Transcribe the listing verbatim. Do not carry over any pictures.

☆ ☆ ☆ ☆

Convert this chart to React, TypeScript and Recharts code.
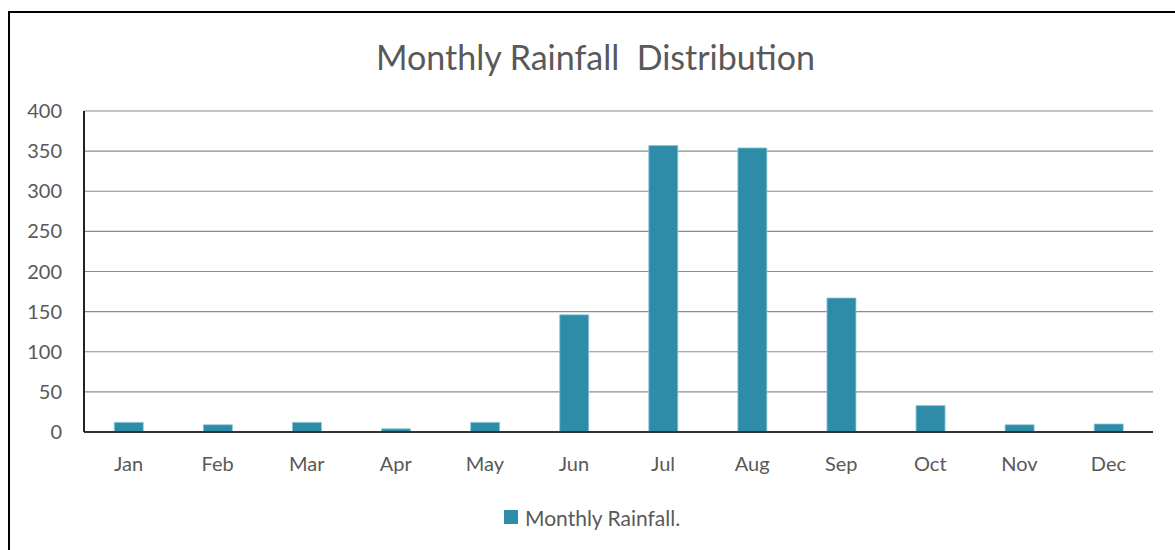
import React from 'react';
import { BarChart, Bar, XAxis, YAxis, CartesianGrid } from 'recharts';

const months = ['Jan', 'Feb', 'Mar', 'Apr', 'May', 'Jun', 'Jul', 'Aug', 'Sep', 'Oct', 'Nov', 'Dec'];
const rainfall = [12, 9, 12, 4, 12, 146, 357, 354, 167, 33, 9, 10];
const yTicks = [0, 50, 100, 150, 200, 250, 300, 350, 400];

const chartData = months.map((month, i) => ({ month, rainfall: rainfall[i] }));

const FONT = 'Lato, "Open Sans", sans-serif';
const TEXT = '#595959';
const BAR = '#2E8CA8';

const App: React.FC = () => {
  return (
    <div style={{ position: 'absolute', left: 0, top: 0, width: 1175, height: 550, overflow: 'hidden', background: '#fff' }}>
      <div
        style={{
          position: 'absolute',
          left: 8,
          top: 11,
          width: 1220,
          height: 600,
          border: '2px solid #000',
        }}
      />
      <div
        style={{
          position: 'absolute',
          left: 0,
          top: 37,
          width: 1191,
          textAlign: 'center',
          fontFamily: FONT,
          fontSize: 34,
          lineHeight: '40px',
          color: TEXT,
          whiteSpace: 'pre',
        }}
      >
        {'Monthly Rainfall  Distribution'}
      </div>
      <div style={{ position: 'absolute', left: 0, top: 0 }}>
        <BarChart
          width={1175}
          height={550}
          data={chartData}
          margin={{ top: 111, right: 22, bottom: 88, left: 0 }}
          barCategoryGap="34%"
        >
          <CartesianGrid vertical={false} stroke="#8c8c8c" strokeWidth={1.2} />
          <XAxis
            dataKey="month"
            height={30}
            tickLine={false}
            tickSize={0}
            tickMargin={25}
            axisLine={{ stroke: '#333', strokeWidth: 2 }}
            tick={{ fill: TEXT, fontSize: 20, fontFamily: FONT }}
            interval={0}
          />
          <YAxis
            width={84}
            domain={[0, 400]}
            ticks={yTicks}
            tickLine={false}
            tickSize={0}
            tickMargin={22}
            axisLine={{ stroke: '#222', strokeWidth: 2 }}
            tick={{ fill: TEXT, fontSize: 20, fontFamily: FONT }}
            interval={0}
          />
          <Bar
            dataKey="rainfall"
            name="Monthly Rainfall."
            fill={BAR}
            stroke="#8fc6d6"
            strokeWidth={0.8}
            isAnimationActive={false}
          />
        </BarChart>
      </div>
      <div
        style={{
          position: 'absolute',
          left: 504,
          top: 504,
          display: 'flex',
          alignItems: 'center',
          height: 26,
          fontFamily: FONT,
        }}
      >
        <span style={{ display: 'inline-block', width: 14, height: 14, background: BAR, marginRight: 7 }} />
        <span style={{ fontSize: 21, color: TEXT }}>Monthly Rainfall.</span>
      </div>
    </div>
  );
};

export default App;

☆ ☆ ☆ ☆

> The response:
Convert this chart to React, TypeScript and Recharts code.
import React from 'react';
import { BarChart, Bar, XAxis, YAxis, CartesianGrid } from 'recharts';

const months = ['Jan', 'Feb', 'Mar', 'Apr', 'May', 'Jun', 'Jul', 'Aug', 'Sep', 'Oct', 'Nov', 'Dec'];
const rainfall = [12, 9, 12, 4, 12, 146, 357, 354, 167, 33, 9, 10];
const yTicks = [0, 50, 100, 150, 200, 250, 300, 350, 400];

const chartData = months.map((month, i) => ({ month, rainfall: rainfall[i] }));

const FONT = 'Lato, "Open Sans", sans-serif';
const TEXT = '#595959';
const BAR = '#2E8CA8';

const App: React.FC = () => {
  return (
    <div style={{ position: 'absolute', left: 0, top: 0, width: 1175, height: 550, overflow: 'hidden', background: '#fff' }}>
      <div
        style={{
          position: 'absolute',
          left: 8,
          top: 11,
          width: 1220,
          height: 600,
          border: '2px solid #000',
        }}
      />
      <div
        style={{
          position: 'absolute',
          left: 0,
          top: 37,
          width: 1191,
          textAlign: 'center',
          fontFamily: FONT,
          fontSize: 34,
          lineHeight: '40px',
          color: TEXT,
          whiteSpace: 'pre',
        }}
      >
        {'Monthly Rainfall  Distribution'}
      </div>
      <div style={{ position: 'absolute', left: 0, top: 0 }}>
        <BarChart
          width={1175}
          height={550}
          data={chartData}
          margin={{ top: 111, right: 22, bottom: 88, left: 0 }}
          barCategoryGap="34%"
        >
          <CartesianGrid vertical={false} stroke="#8c8c8c" strokeWidth={1.2} />
          <XAxis
            dataKey="month"
            height={30}
            tickLine={false}
            tickSize={0}
            tickMargin={25}
            axisLine={{ stroke: '#333', strokeWidth: 2 }}
            tick={{ fill: TEXT, fontSize: 20, fontFamily: FONT }}
            interval={0}
          />
          <YAxis
            width={84}
            domain={[0, 400]}
            ticks={yTicks}
            tickLine={false}
            tickSize={0}
            tickMargin={22}
            axisLine={{ stroke: '#222', strokeWidth: 2 }}
            tick={{ fill: TEXT, fontSize: 20, fontFamily: FONT }}
            interval={0}
          />
          <Bar
            dataKey="rainfall"
            name="Monthly Rainfall."
            fill={BAR}
            stroke="#8fc6d6"
            strokeWidth={0.8}
            isAnimationActive={false}
          />
        </BarChart>
      </div>
      <div
        style={{
          position: 'absolute',
          left: 504,
          top: 504,
          display: 'flex',
          alignItems: 'center',
          height: 26,
          fontFamily: FONT,
        }}
      >
        <span style={{ display: 'inline-block', width: 14, height: 14, background: BAR, marginRight: 7 }} />
        <span style={{ fontSize: 21, color: TEXT }}>Monthly Rainfall.</span>
      </div>
    </div>
  );
};

export default App;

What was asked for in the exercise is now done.